Operators Cite Cash Flow Woes and Debt Repayment Fears
Operators warn that the 25% fee reduction will severely affect immediate cash flows and the ability to repay debts. They highlight that essential airport operating costs—covering infrastructure, service, and safety—are fixed and cannot be reduced. Compounding the problem, lost revenue from non-aeronautical sources cannot be recovered. This mismatch between reduced income and ongoing expenses puts financial stability and debt repayment at risk.

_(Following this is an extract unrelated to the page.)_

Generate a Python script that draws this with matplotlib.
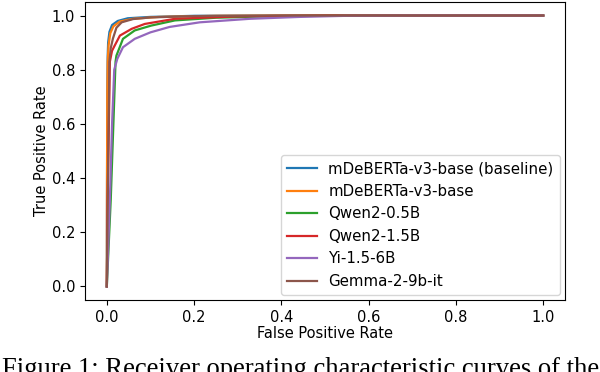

Operators Propose Waivers, Tax Cuts, and Fee Adjustments
The Airport Operators Association of India (APAO) has proposed several solutions in a letter to MoCA. They are asking the Airports Authority of India (AAI) to defer revenue share or per-passenger fees equivalent to the charge cut, without interest or penalties. The association also suggests increasing User Development Fees (UDF) for international passengers to offset losses and ensure future tariffs account for shortfalls. Additionally, operators are urging a reduction in Value Added Tax (VAT) on Aviation Turbine Fuel (ATF) to 5% or less, seeking cooperation from state governments. Maintaining financial health is crucial, operators emphasized, to support vital infrastructure projects largely financed by public sector banks.